HERMANN UNIVERSITY. Hermann University, an ambitious educational project of the period of the Republic of Texas, was chartered by an act of Congress approved on January 27, 1844. The board of trustees, headed by Louis C. Ervendberg, was to choose officials, fix a location on Mill Creek or Cummins Creek, and sell shares in a managing stock company at fifty dollars or fifty acres of land per share. The school was to have a Protestant faculty, preparatory schools, and departments of theology, law, medicine, and philosophy. The republic contributed a square league of land. The charter was amended on April 11, 1846, to provide that the faculty should not be styled by the name of any religious confession and that the location was to be any site designated by the president and trustees.

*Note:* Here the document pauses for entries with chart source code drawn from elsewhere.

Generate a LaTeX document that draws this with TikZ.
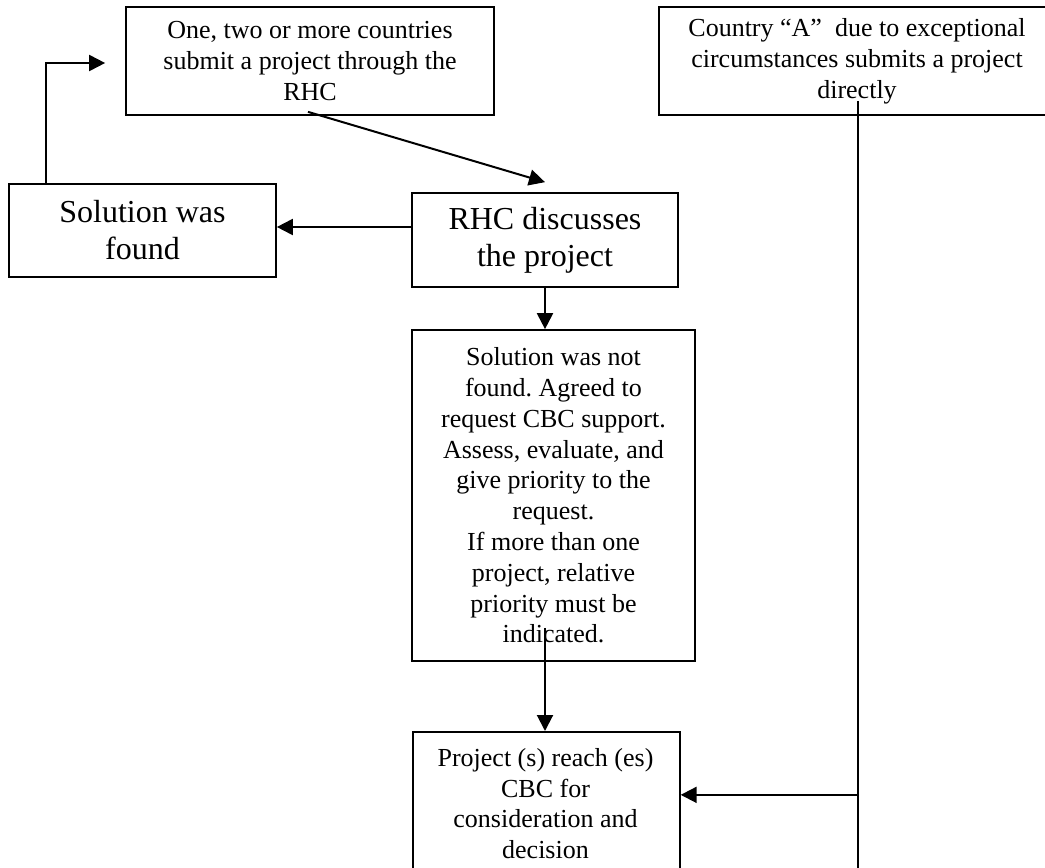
\documentclass[tikz,border=0pt]{standalone}
\usepackage{fontspec}
\setmainfont{Liberation Serif}
\usetikzlibrary{arrows.meta,calc}
\frenchspacing
\begin{document}
\begin{tikzpicture}[x=1pt,y=-1pt,
  box/.style={draw=black,line width=1.7pt,rectangle,inner sep=2pt,align=center,
    font=\fontsize{26}{30.8}\selectfont},
  bigbox/.style={box,font=\fontsize{32}{37}\selectfont},
  txt/.style={inner sep=0pt,align=center,font=\fontsize{26}{30.8}\selectfont},
  arr/.style={line width=2pt,-{Triangle[length=16pt,width=16pt]}},
  plain/.style={line width=1.7pt}]
\clip (0,0) rectangle (1045,868);
\fill[white] (0,0) rectangle (1045,868);
% boxes
\node[box,minimum width=368,minimum height=108] (A) at (310,61)
  {One, two or more countries\\submit a project through the\\RHC};
\node[box,minimum width=396,minimum height=108] (B) at (857,61)
  {Country “A”\ \ due to exceptional\\circumstances submits a project\\directly};
\node[bigbox,minimum width=267,minimum height=93] (C) at (142.5,230.5)
  {Solution was\\found};
\node[bigbox,minimum width=266,minimum height=94] (D) at (545,240)
  {RHC discusses\\the project};
\node[box,minimum width=283,minimum height=331] (E) at (553.5,495.5)
  {Solution was not\\found. Agreed to\\request CBC support.\\Assess, evaluate, and\\give priority to the\\request.\\If more than one\\project, relative\\priority must be\\indicated.};
\node[box,minimum width=267,minimum height=240,anchor=north west] (F) at (412,731) {};
\node[txt,anchor=north] (Ft) at (545.5,748)
  {Project (s) reach (es)\\CBC for\\consideration and\\decision};
% connectors
\draw[arr] ($(A.south)+(-2,-4)$) -- ($(D.north)+(0,-10)$);
\coordinate (dc) at ($(D.west)+(0,-13)$);
\draw[arr] (dc) -- (dc -| C.east);
\draw[arr] ($(C.north west)+(38,0)$) |- ($(A.west)+(-20,2)$);
\draw[arr] (D.south) -- (D.south |- E.north);
\draw[arr] ($(D.south |- E.south)+(0,-34)$) -- (D.south |- F.north);
\coordinate (j) at ($(B.south)+(1,679)$);
\draw[plain] ($(B.south)+(1,-15)$) -- ($(B.south)+(1,790)$);
\draw[arr] (j) -- (j -| F.east);
\end{tikzpicture}
\end{document}
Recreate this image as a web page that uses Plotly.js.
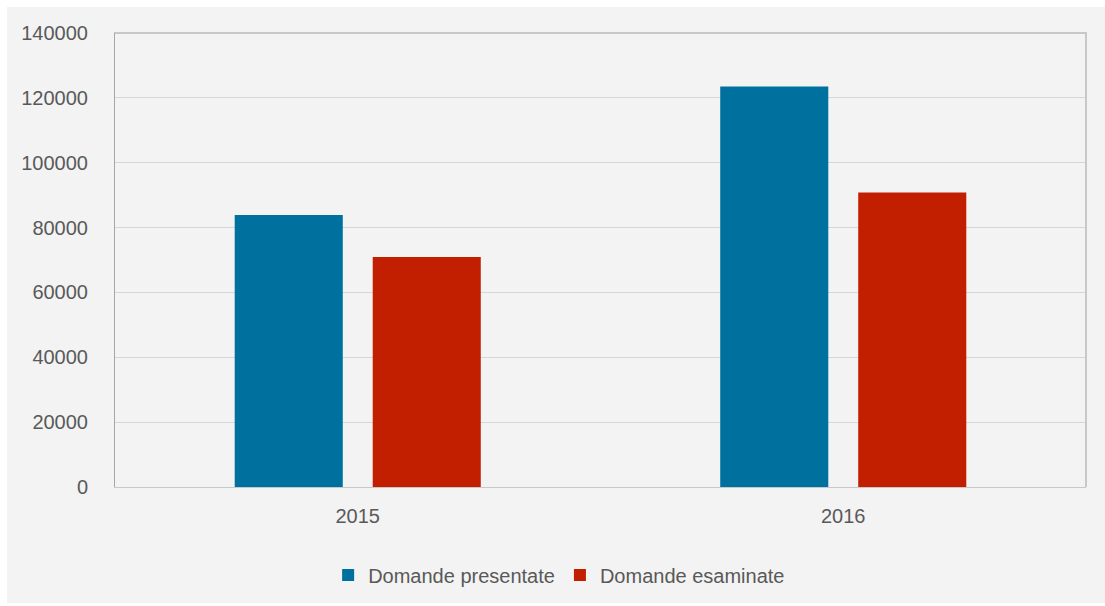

Evidently the shares were too expensive, however, for on August 10, 1870, the legislature provided for reincorporation of the school with shares to be sold at fifteen dollars and granted to the school a league in Gillespie County. Frelsburg, Colorado County, was selected for the location, and a two-story building was erected, but the university never opened. The act of incorporation was repealed on November 1, 1871. The property was sold to the Frelsburg public schools. Land patented to the university lies between White Oak Creek and the Pedernales River in Gillespie County.
BIBLIOGRAPHY:
Hans Peter Nielsen Gammel, comp., Laws of Texas, 1822–1897 (10 vols., Austin: Gammel, 1898). William Franklin Ledlow, History of Protestant Education in Texas (Ph.D. dissertation, University of Texas, 1926).